Samsung's view of consumer electronics: part of the world in a picture frame
A recent discussion with Rich Yeh, a director of marketing at the System LSI division of Samsung brought up an interesting point. Discussing the markets for ARM-based, media-enabled SoCs, Yeh cited two application areas that would seem obvious: navigation systems (primarily the automotive ones, in which Samsung has a dominant position) and the emerging maybe-market of mobile internet devices. But Yeh also cited a third area that at first glance doesn’t appear that important: digital picture frames.
Now I think of digital picture frames as those $9.95 impulse-buy items hanging in their bubble packs at the check-out counters of discount stores. That doesn’t sound like a major consumer electronics application area. What Yeh had in mind, however, was something quite different: a high-resolution, maybe HD-quality display with its own graphics engine, video decompression hardware, quite possibly an open-source operating system, and, in the future, Internet connectivity. In a way, he is envisioning a cross between a photo kiosk and a small TV monitor.
But wait, there’s more. "We believe that WiFi will be a standard feature on these devices by 2011," Yeh says. So clearly this is more than a place to display a favorite frame from your $29.95 keyring digital camera. A quick Google search will indicate the range of products already out there, from vendors ranging from Kodak and Sony to the unheard-of.
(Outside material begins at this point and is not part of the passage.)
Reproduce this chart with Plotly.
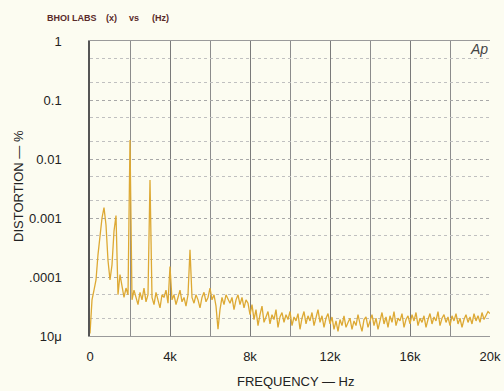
import plotly.graph_objects as go

# Frequencies (Hz), 100 Hz steps 0..20 kHz
freq_hz = list(range(0, 20001, 100))

# Distortion (%), 1 kHz per row
distortion_pct = [
    1.1e-5, 4.1e-5, 6.0e-5, 8.9e-5, 2.4e-4, 5.2e-4, 1.0e-3, 1.5e-3, 7.6e-4, 1.9e-4,
    8.9e-5, 1.6e-4, 6.0e-4, 1.1e-3, 5.0e-5, 1.1e-4, 7.3e-5, 4.5e-5, 6.5e-5, 5.0e-5,
    2.1e-2, 4.1e-5, 6.0e-5, 4.5e-5, 3.4e-5, 5.5e-5, 4.1e-5, 6.5e-5, 3.8e-5, 5.0e-5,
    4.4e-3, 4.5e-5, 3.4e-5, 5.5e-5, 4.1e-5, 3.0e-5, 5.0e-5, 4.5e-5, 6.0e-5, 3.6e-5,
    1.5e-4, 4.1e-5, 5.0e-5, 3.4e-5, 4.5e-5, 6.0e-5, 3.8e-5, 4.5e-5, 3.2e-5, 5.0e-5,
    2.9e-4, 4.5e-5, 3.6e-5, 5.0e-5, 4.1e-5, 3.0e-5, 4.5e-5, 5.5e-5, 3.8e-5, 4.5e-5,
    6.5e-5, 4.1e-5, 5.0e-5, 3.2e-5, 1.3e-5, 2.8e-5, 4.5e-5, 3.4e-5, 5.0e-5, 4.1e-5,
    3.6e-5, 4.5e-5, 2.8e-5, 4.1e-5, 5.0e-5, 3.4e-5, 4.5e-5, 3.0e-5, 4.1e-5, 3.6e-5,
    2.3e-5, 3.4e-5, 1.9e-5, 2.8e-5, 1.5e-5, 2.3e-5, 3.2e-5, 1.7e-5, 2.1e-5, 2.6e-5,
    1.6e-5, 2.3e-5, 1.9e-5, 2.8e-5, 1.4e-5, 2.1e-5, 2.5e-5, 1.7e-5, 2.3e-5, 1.9e-5,
    2.6e-5, 1.5e-5, 2.1e-5, 1.8e-5, 2.4e-5, 1.3e-5, 2.0e-5, 2.6e-5, 1.6e-5, 2.2e-5,
    1.8e-5, 2.5e-5, 1.5e-5, 2.1e-5, 2.8e-5, 1.7e-5, 2.2e-5, 1.4e-5, 2.0e-5, 2.4e-5,
    1.6e-5, 2.1e-5, 1.3e-5, 1.8e-5, 1.2e-5, 1.9e-5, 1.5e-5, 2.2e-5, 1.4e-5, 1.7e-5,
    2.0e-5, 1.3e-5, 1.8e-5, 1.5e-5, 2.3e-5, 1.6e-5, 1.2e-5, 1.9e-5, 2.1e-5, 1.4e-5,
    1.8e-5, 2.3e-5, 1.5e-5, 2.0e-5, 1.3e-5, 1.9e-5, 2.5e-5, 1.6e-5, 2.1e-5, 1.4e-5,
    2.2e-5, 1.7e-5, 2.6e-5, 1.5e-5, 2.0e-5, 1.8e-5, 2.4e-5, 1.4e-5, 1.9e-5, 2.2e-5,
    1.6e-5, 2.3e-5, 1.8e-5, 2.5e-5, 1.5e-5, 2.0e-5, 1.7e-5, 2.2e-5, 1.4e-5, 1.9e-5,
    2.4e-5, 1.6e-5, 2.1e-5, 1.8e-5, 2.6e-5, 1.5e-5, 2.0e-5, 2.3e-5, 1.7e-5, 2.1e-5,
    1.5e-5, 2.2e-5, 1.8e-5, 2.4e-5, 1.6e-5, 2.0e-5, 1.4e-5, 1.9e-5, 2.3e-5, 1.7e-5,
    2.1e-5, 1.6e-5, 2.4e-5, 1.8e-5, 2.2e-5, 1.7e-5, 2.5e-5, 1.9e-5, 2.3e-5, 2.6e-5,
    2.4e-5,
]

x_tick_vals = [0, 4000, 8000, 12000, 16000, 20000]
x_tick_text = ["0", "4k", "8k", "12k", "16k", "20k"]
y_tick_vals = [1, 0.1, 0.01, 0.001, 0.0001, 0.00001]
y_tick_text = ["1", "0.1", "0.01", "0.001", ".0001", "10\u03bc"]

BG = "#FCFCF1"
FONT = "Liberation Sans"
L, R, T, B = 90, 14, 41, 55
W, H = 504, 391

fig = go.Figure()
fig.add_trace(go.Scatter(
    x=freq_hz, y=distortion_pct, mode="lines",
    line=dict(color="#DDA934", width=1.3),
    hoverinfo="skip", showlegend=False,
))

fig.update_layout(
    width=W, height=H,
    margin=dict(l=L, r=R, t=T, b=B, autoexpand=False),
    paper_bgcolor=BG, plot_bgcolor=BG,
    font=dict(family=FONT, color="#222222", size=13),
    xaxis=dict(
        range=[0, 20000], tickvals=x_tick_vals, ticktext=x_tick_text,
        automargin=False,
        showgrid=True, gridcolor="#7a7a7a", gridwidth=1.2,
        minor=dict(dtick=2000, showgrid=True, gridcolor="#8c8c8c", gridwidth=1.2),
        zeroline=False, showline=True, linecolor="#9a9a9a", linewidth=1, mirror=True,
        ticks="", ticklabelstandoff=8,
        tickfont=dict(family=FONT, size=13, color="#222222"),
    ),
    yaxis=dict(
        type="log", range=[-5, 0], tickvals=y_tick_vals, ticktext=y_tick_text,
        automargin=False,
        showgrid=True, gridcolor="#a8a8a8", gridwidth=1, griddash="dot",
        minor=dict(showgrid=True, gridcolor="#c0c0c0", gridwidth=1, griddash="dot"),
        zeroline=False, showline=True, linecolor="#555555", linewidth=1.5,
        ticks="", ticklabelstandoff=24,
        tickfont=dict(family=FONT, size=13, color="#222222"),
    ),
)

pw, ph = W - L - R, H - T - B


def px(x, y):
    return (x - L) / pw, 1 - (y - T) / ph


TITLE_COL = "#5a2a2a"
annots = [
    ("FREQUENCY \u2014 Hz", 296, 381, 0, "center", 13, "#222222"),
    ("DISTORTION \u2014 %", 18, 186, -90, "center", 13, "#222222"),
    ("<b>BHOI LABS</b>", 45, 18, 0, "left", 9, TITLE_COL),
    ("<b>(x)</b>", 104, 18, 0, "left", 9, TITLE_COL),
    ("<b>vs</b>", 127, 18, 0, "left", 9, TITLE_COL),
    ("<b>(Hz)</b>", 150, 18, 0, "left", 9, TITLE_COL),
    ("<i>Ap</i>", 479, 49, 0, "center", 14, "#444444"),
]
for text, ax, ay, ang, xa, size, col in annots:
    xx, yy = px(ax, ay)
    fig.add_annotation(text=text, x=xx, y=yy, xref="paper", yref="paper",
                       xanchor=xa, yanchor="middle", textangle=ang, showarrow=False,
                       font=dict(family=FONT, size=size, color=col))

fig.write_html(
    "out.html",
    config={"displayModeBar": False},
    post_script="document.body.style.margin='0';document.body.style.background='%s';" % BG,
)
Yeh apparently sees digital picture frames as becoming, in effect, an alternative to the home PC and to the large-screen HDTV for many households: in effect, a smart high-resolution monitor capable of showing the family all of their digital visual media, of picking images or video streams up from the Internet, and perhaps of becoming a home media gateway for families who aren’t comfortable with assigning this task to the cable company or to the PC, with the resulting responsibility of becoming de-facto network administrators.
It’s an interesting idea for the non-Web-infected rest of the world. And it has interesting implications for the SoC developer. For the chip developer, the digital picture frame—so conceived—would be the worst of both worlds. It would have to have the core horsepower and memory bandwidth to support at least Linux, a GUI, an open-source media stack, and an embedded browser. It would need the accelerators to handle jpeg and h.264, and the connectivity to handle streaming media through a WiFi port. And yet the device, by virtue of its back-door entry into the home media market, will face crushing price pressure—think bubble-pack at Wal-Mart, not the networking equipment isle at a computer store.
One important question is whether this can be done with a multi-chip solution. For now, Samsung appears to be staying with their multi-chip approach: a conventional-looking ARM-based SoC with accelerators on one die, WiFi interface on another, and of course external DRAM and Flash. Will the price pressure on a device trying to evolve out of a gadget market support this level of bill-of-materials cost? Or will the inside of the picture frame have to look more like an entry-level cell phone handset: with applications CPU, a lot of memory, baseband processing, and radio integrated onto a single die? If the latter, does this give a market opening to companies with RF integration experience?